--- Start of Stored records ---

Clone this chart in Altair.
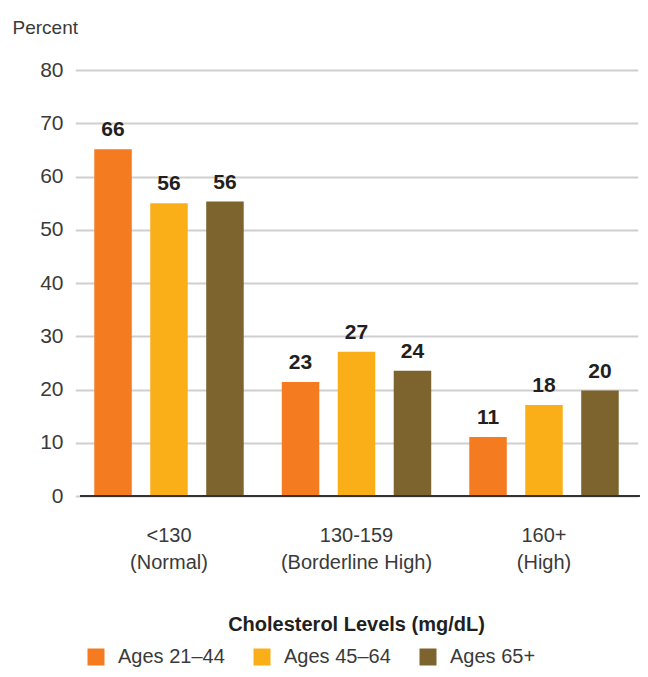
import altair as alt
import pandas as pd

# ---- data ----
categories = ["<130|(Normal)", "130-159|(Borderline High)", "160+|(High)"]
groups = ["Ages 21–44", "Ages 45–64", "Ages 65+"]
colors = ["#F47B20", "#FAAF18", "#7D632D"]

bar_ages_21_44 = [65.1, 21.4, 11.1]
bar_ages_45_64 = [55.0, 27.1, 17.1]
bar_ages_65p = [55.3, 23.5, 19.8]

lbl_ages_21_44 = [66, 23, 11]
lbl_ages_45_64 = [56, 27, 18]
lbl_ages_65p = [56, 24, 20]

y_ticks = [0, 10, 20, 30, 40, 50, 60, 70, 80]

rows = []
for g, bars, lbls in zip(groups,
                         [bar_ages_21_44, bar_ages_45_64, bar_ages_65p],
                         [lbl_ages_21_44, lbl_ages_45_64, lbl_ages_65p]):
    for c, b, l in zip(categories, bars, lbls):
        rows.append({"level": c, "group": g, "value": b, "label": str(l)})
df = pd.DataFrame(rows)

FONT = "Liberation Sans"
TXT = "#3a3a3a"

x_enc = alt.X(
    "level:N",
    sort=categories,
    scale=alt.Scale(range=[-4.75, 557.75], paddingInner=0, paddingOuter=0),
    axis=alt.Axis(
        title="Cholesterol Levels (mg/dL)",
        labelExpr="split(datum.label, '|')",
        labelAngle=0,
        labelFontSize=20,
        labelColor=TXT,
        labelLineHeight=27,
        labelBaseline="alphabetic",
        labelPadding=45,
        ticks=False,
        tickSize=0,
        domain=False,
        grid=False,
        titleFontSize=20,
        titleFontWeight="bold",
        titleColor="#231f20",
        titleX=276,
        titleY=134,
        titleBaseline="alphabetic",
        titleAlign="center",
    ),
)
xoff_enc = alt.XOffset("group:N", sort=groups,
                       scale=alt.Scale(paddingInner=0.33, paddingOuter=0.34))
y_enc = alt.Y(
    "value:Q",
    scale=alt.Scale(domain=[0, 80], nice=False),
    axis=alt.Axis(
        values=y_ticks,
        title="Percent",
        titleAngle=0,
        titleAlign="left",
        titleBaseline="alphabetic",
        titleX=-68,
        titleY=-37,
        titleFontSize=19,
        titleFontWeight="normal",
        titleColor=TXT,
        labelFontSize=21,
        labelColor=TXT,
        labelPadding=17,
        ticks=False,
        tickSize=0,
        domain=False,
        grid=True,
        gridColor="#cfcfcf",
        gridWidth=2,
    ),
)

base = alt.Chart(df)

bars = base.mark_bar().encode(
    x=x_enc,
    xOffset=xoff_enc,
    y=y_enc,
    color=alt.Color(
        "group:N",
        sort=groups,
        scale=alt.Scale(domain=groups, range=colors),
        legend=alt.Legend(
            title=None,
            orient="none",
            direction="horizontal",
            legendX=6,
            legendY=577,
            symbolType="square",
            symbolSize=289,
            symbolStrokeWidth=0,
            symbolOpacity=1,
            labelFontSize=20,
            labelColor=TXT,
            labelOffset=12,
            columnPadding=27,
            padding=0,
            labelLimit=300,
        ),
    ),
)

labels = base.mark_text(
    dy=-13, baseline="alphabetic", fontWeight="bold", fontSize=21, color="#231f20"
).encode(
    x=alt.X("level:N", sort=categories),
    xOffset=alt.XOffset("group:N", sort=groups),
    y=alt.Y("value:Q"),
    text="label:N",
)

zero = alt.Chart(pd.DataFrame({"value": [0]})).mark_rule(
    color="#333333", strokeWidth=2
).encode(y=alt.Y("value:Q"))

chart = (
    alt.layer(bars, labels, zero)
    .properties(
        width=560,
        height=426,
        autosize=alt.AutoSizeParams(type="none"),
        padding={"left": 72, "top": 62, "right": 0, "bottom": 173},
    )
    .configure(font=FONT)
    .configure_view(stroke=None)
)

chart.save("out.html", embed_options={"renderer": "svg", "actions": False})
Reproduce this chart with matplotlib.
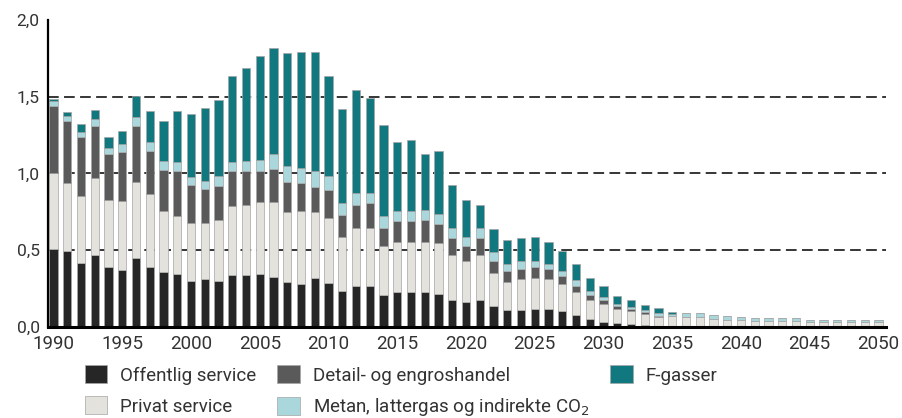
import numpy as np
import matplotlib
matplotlib.use("Agg")
import matplotlib.pyplot as plt
from matplotlib.patches import Patch

plt.rcParams['font.family'] = ['Liberation Sans Narrow', 'Roboto', 'DejaVu Sans']
plt.rcParams['mathtext.fontset'] = 'custom'
plt.rcParams['mathtext.rm'] = 'Liberation Sans Narrow'

years = np.arange(1990, 2051)

# Mio. ton CO2e
offentlig = [0.51, 0.495, 0.42, 0.47, 0.394, 0.37, 0.447, 0.39, 0.36, 0.344,
             0.30, 0.31, 0.30, 0.336, 0.336, 0.344, 0.327, 0.294, 0.277, 0.32,
             0.285, 0.235, 0.268, 0.268, 0.211, 0.227, 0.227, 0.227, 0.218, 0.179,
             0.161, 0.179, 0.135, 0.111, 0.111, 0.12, 0.12, 0.102, 0.076, 0.052,
             0.035, 0.026, 0.017, 0.011, 0.003, 0.001,
             0, 0, 0, 0, 0, 0, 0, 0, 0, 0, 0, 0, 0, 0, 0]
privat = [0.49, 0.445, 0.435, 0.50, 0.436, 0.45, 0.50, 0.475, 0.396, 0.377,
          0.377, 0.37, 0.40, 0.453, 0.461, 0.471, 0.488, 0.453, 0.479, 0.427,
          0.427, 0.353, 0.379, 0.379, 0.318, 0.329, 0.329, 0.329, 0.329, 0.292,
          0.268, 0.292, 0.218, 0.183, 0.201, 0.20, 0.192, 0.177, 0.153, 0.127,
          0.118, 0.094, 0.085, 0.074, 0.06, 0.068,
          0.063, 0.063, 0.055, 0.048, 0.043, 0.04, 0.04, 0.04, 0.04, 0.033,
          0.03, 0.03, 0.033, 0.033, 0.033]
detail = [0.44, 0.40, 0.385, 0.34, 0.294, 0.32, 0.36, 0.283, 0.266, 0.294,
          0.25, 0.218, 0.218, 0.226, 0.218, 0.20, 0.215, 0.20, 0.183, 0.168,
          0.183, 0.142, 0.15, 0.159, 0.118, 0.132, 0.132, 0.141, 0.124, 0.109,
          0.10, 0.109, 0.076, 0.068, 0.067, 0.074, 0.067, 0.05, 0.041, 0.032,
          0.026, 0.015, 0.015, 0.011, 0.008, 0.002,
          0, 0, 0, 0, 0, 0, 0, 0, 0, 0, 0, 0, 0, 0, 0]
metan = [0.035, 0.035, 0.033, 0.045, 0.04, 0.05, 0.06, 0.059, 0.058, 0.059,
         0.05, 0.056, 0.067, 0.063, 0.065, 0.074, 0.094, 0.10, 0.10, 0.098,
         0.088, 0.076, 0.074, 0.065, 0.074, 0.068, 0.068, 0.066, 0.068, 0.067,
         0.059, 0.067, 0.059, 0.05, 0.05, 0.035, 0.033, 0.033, 0.033, 0.026,
         0.015, 0.018, 0.016, 0.015, 0.017, 0.011,
         0.028, 0.026, 0.025, 0.024, 0.02, 0.018, 0.018, 0.018, 0.018, 0.015,
         0.017, 0.017, 0.015, 0.015, 0.015]
fgas = [0.013, 0.025, 0.05, 0.06, 0.076, 0.09, 0.137, 0.2, 0.26, 0.333,
        0.412, 0.47, 0.495, 0.556, 0.604, 0.678, 0.693, 0.738, 0.754, 0.78,
        0.653, 0.612, 0.674, 0.621, 0.593, 0.451, 0.46, 0.361, 0.409, 0.277,
        0.242, 0.15, 0.148, 0.152, 0.151, 0.159, 0.141, 0.133, 0.109, 0.083,
        0.076, 0.05, 0.045, 0.032, 0.033, 0.017,
        0, 0, 0, 0, 0, 0, 0, 0, 0, 0, 0, 0, 0, 0, 0]

labels = ['Offentlig service', 'Privat service', 'Detail- og engroshandel',
          'Metan, lattergas og indirekte CO$_2$', 'F-gasser']
colors = ['#262626', '#e4e2dc', '#5a5a5a', '#a9d7dc', '#127880']
series = [offentlig, privat, detail, metan, fgas]

fig = plt.figure(figsize=(9.02, 4.18), dpi=100)
ax = fig.add_axes([0.0532, 0.2177, 0.9290, 0.7345])

for y in [0.5, 1.0, 1.5]:
    ax.axhline(y, color='black', lw=1.1, linestyle=(0, (7, 3.5)), zorder=0)

bottom = np.zeros(len(years))
for vals, col in zip(series, colors):
    vals = np.array(vals)
    ax.bar(years, vals, bottom=bottom, width=0.6, color=col,
           edgecolor='#a5a5a5', linewidth=0.5, zorder=2)
    bottom += vals

ax.set_xlim(1989.6, 2050.55)
ax.set_ylim(0, 2.0)
ax.set_yticks([0, 0.5, 1.0, 1.5, 2.0])
ax.set_yticklabels(['0,0', '0,5', '1,0', '1,5', '2,0'], family='Roboto', fontsize=12.5)
ax.set_xticks(np.arange(1990, 2051, 5))
ax.tick_params(axis='both', length=0, colors='#333333')
ax.tick_params(axis='x', labelsize=13.5, pad=6)
ax.tick_params(axis='y', pad=6)

for s in ['top', 'right']:
    ax.spines[s].set_visible(False)
ax.spines['left'].set_linewidth(1.6)
ax.spines['bottom'].set_linewidth(2.2)
ax.spines['bottom'].set_zorder(3)

handles = [Patch(facecolor=c, edgecolor='#a5a5a5', linewidth=0.5) for c in colors]
fig.legend(handles, labels, ncol=3, loc='center left',
           bbox_to_anchor=(0.094, 0.063), frameon=False, fontsize=13.5,
           borderpad=0, borderaxespad=0, handlelength=1.2, handleheight=1.1,
           handletextpad=0.7, columnspacing=1.1, labelspacing=0.62,
           labelcolor='#333333')

fig.savefig('out.png', dpi=100)
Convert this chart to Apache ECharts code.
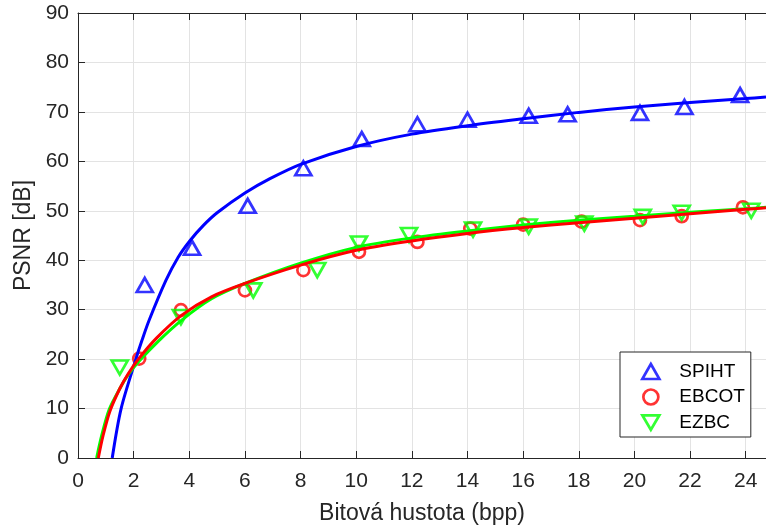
<!DOCTYPE html>
<html>
<head>
<meta charset="utf-8">
<script src="https://cdn.jsdelivr.net/npm/echarts@6/dist/echarts.min.js"></script>
<style>
  html, body { margin: 0; padding: 0; background: #fff; }
  #chart { width: 766px; height: 528px; }
</style>
</head>
<body>
<div id="chart"></div>
<script>
// measured points
const spihtX = [2.4, 4.1, 6.1, 8.1, 10.2, 12.2, 14.0, 16.2, 17.6, 20.2, 21.8, 23.8]
const spihtY = [35.0, 42.5, 51.0, 58.6, 64.5, 67.5, 68.4, 69.2, 69.5, 69.8, 71.0, 73.4]
const ebcotX = [2.2, 3.7, 6.0, 8.1, 10.1, 12.2, 14.1, 16.0, 18.1, 20.2, 21.7, 23.9]
const ebcotY = [20.1, 29.9, 33.9, 38.0, 41.7, 43.7, 46.4, 47.2, 47.8, 48.1, 48.9, 50.7]
const ezbcX = [1.5, 3.7, 6.3, 8.6, 10.1, 11.9, 14.2, 16.2, 18.2, 20.3, 21.7, 24.2]
const ezbcY = [18.3, 28.5, 33.9, 38.0, 43.4, 45.1, 46.2, 46.8, 47.4, 48.8, 49.6, 50.0]

// fitted curves
const spihtFitX = [1.23, 1.55, 2.08, 2.3, 2.56, 3.16, 3.6, 4.03, 4.5, 5.0, 6.0, 6.9, 8.0, 10, 12, 14, 16, 18, 20, 22, 24, 24.73]
const spihtFitY = [0, 10, 20, 23.8, 27.9, 35.9, 40.6, 44.0, 47.0, 49.6, 53.6, 56.5, 59.4, 63.0, 65.5, 67.2, 68.6, 69.9, 71.0, 71.9, 72.7, 73.0]
const ebcotFitX = [0.73, 0.9, 1.15, 1.5, 1.8, 2.17, 2.83, 3.73, 4.8, 6, 8, 10, 12, 14, 16, 18, 20, 22, 24, 24.73]
const ebcotFitY = [0, 4.5, 9.5, 14.0, 17.0, 20.0, 24.3, 28.9, 32.6, 35.3, 39.0, 42.0, 43.9, 45.4, 46.6, 47.6, 48.5, 49.4, 50.3, 50.6]
const ezbcFitX = [0.67, 0.85, 1.12, 1.5, 1.8, 2.2, 2.9, 3.73, 4.8, 6, 8, 10, 12, 14, 16, 18, 20, 22, 24, 24.73]
const ezbcFitY = [0, 4.5, 9.8, 14.0, 16.8, 19.6, 23.7, 27.9, 32.2, 35.3, 39.4, 42.6, 44.5, 45.9, 47.1, 48.1, 48.9, 49.7, 50.4, 50.7]

const xTicks = [0, 2, 4, 6, 8, 10, 12, 14, 16, 18, 20, 22, 24]

const zip = (xs, ys) => xs.map((x, i) => [x, ys[i]])
const font = 'Liberation Sans, Arial, Helvetica, sans-serif'
const axisColor = '#262626'
const triDown = 'path://M0,0 L20,0 L10,17 Z'

const chart = echarts.init(document.getElementById('chart'))

const markerSeries = (name, xs, ys, color, symbol, size) => ({
  name,
  type: 'scatter',
  data: zip(xs, ys),
  symbol,
  symbolSize: size,
  itemStyle: { color: 'rgba(255,255,255,0)', borderColor: color, borderWidth: 2.7 },
  z: 3
})
const fitSeries = (name, xs, ys, color) => ({
  name,
  type: 'line',
  data: zip(xs, ys),
  smooth: 0.3,
  showSymbol: false,
  lineStyle: { color, width: 3 },
  silent: true,
  z: 4
})

chart.setOption({
  animation: false,
  backgroundColor: '#fff',
  grid: { left: 78, right: 0, top: 13, bottom: 70, outerBoundsMode: 'none', containLabel: false },
  legend: {
    data: ['SPIHT', 'EBCOT', 'EZBC'],
    orient: 'vertical',
    left: 620,
    top: 352,
    padding: [10, 6, 5, 21],
    itemWidth: 17,
    itemHeight: 15,
    itemGap: 6.5,
    backgroundColor: '#fff',
    borderColor: axisColor,
    borderWidth: 1,
    borderRadius: 0,
    itemStyle: { borderWidth: 2.7 },
    textStyle: { fontFamily: font, fontSize: 19, color: '#000', padding: [0, 0, 0, 15] }
  },
  xAxis: [{
    type: 'value', min: 0, max: 24.73, interval: 2,
    name: 'Bitová hustota (bpp)', nameLocation: 'middle', nameGap: 44,
    nameTextStyle: { fontFamily: font, fontSize: 23, color: axisColor },
    axisLine: { lineStyle: { color: axisColor } },
    axisTick: { inside: true, length: 7, lineStyle: { color: axisColor } },
    axisLabel: {
      fontFamily: font, fontSize: 21, color: axisColor, margin: 13,
      showMaxLabel: false,
      formatter: v => xTicks.includes(v) ? String(v) : ''
    },
    splitLine: { lineStyle: { color: '#e3e3e3' } }
  }, {
    type: 'value', min: 0, max: 24.73, interval: 2, position: 'top',
    axisLine: { lineStyle: { color: axisColor } },
    axisTick: { inside: true, length: 7, lineStyle: { color: axisColor } },
    axisLabel: { show: false },
    splitLine: { show: false }
  }],
  yAxis: [{
    type: 'value', min: 0, max: 90, interval: 10,
    name: 'PSNR [dB]', nameLocation: 'middle', nameGap: 37,
    nameTextStyle: { fontFamily: font, fontSize: 23, color: axisColor },
    axisLine: { show: true, lineStyle: { color: axisColor } },
    axisTick: { show: true, inside: true, length: 7, lineStyle: { color: axisColor } },
    axisLabel: { fontFamily: font, fontSize: 21, color: axisColor, margin: 9 },
    splitLine: { lineStyle: { color: '#e3e3e3' } }
  }],
  series: [
    markerSeries('SPIHT', spihtX, spihtY, '#0000ff', 'triangle', [16, 14]),
    fitSeries('SPIHT fit', spihtFitX, spihtFitY, '#0000ff'),
    markerSeries('EBCOT', ebcotX, ebcotY, '#ff0000', 'circle', 12),
    markerSeries('EZBC', ezbcX, ezbcY, '#00ff00', triDown, [16, 14]),
    fitSeries('EZBC fit', ezbcFitX, ezbcFitY, '#00ff00'),
    fitSeries('EBCOT fit', ebcotFitX, ebcotFitY, '#ff0000')
  ]
})
</script>
</body>
</html>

--- End of Stored records ---

Go to the line that contains "Reproduce this chart with matplotlib." and copy from there down to the line that contains "plt.rcParams['mathtext.rm'] = 'Liberation", with both lines included. Pass over the pictures.

Reproduce this chart with matplotlib.
import numpy as np
import matplotlib
matplotlib.use("Agg")
import matplotlib.pyplot as plt
from matplotlib.patches import Patch

plt.rcParams['font.family'] = ['Liberation Sans Narrow', 'Roboto', 'DejaVu Sans']
plt.rcParams['mathtext.fontset'] = 'custom'
plt.rcParams['mathtext.rm'] = 'Liberation Sans Narrow'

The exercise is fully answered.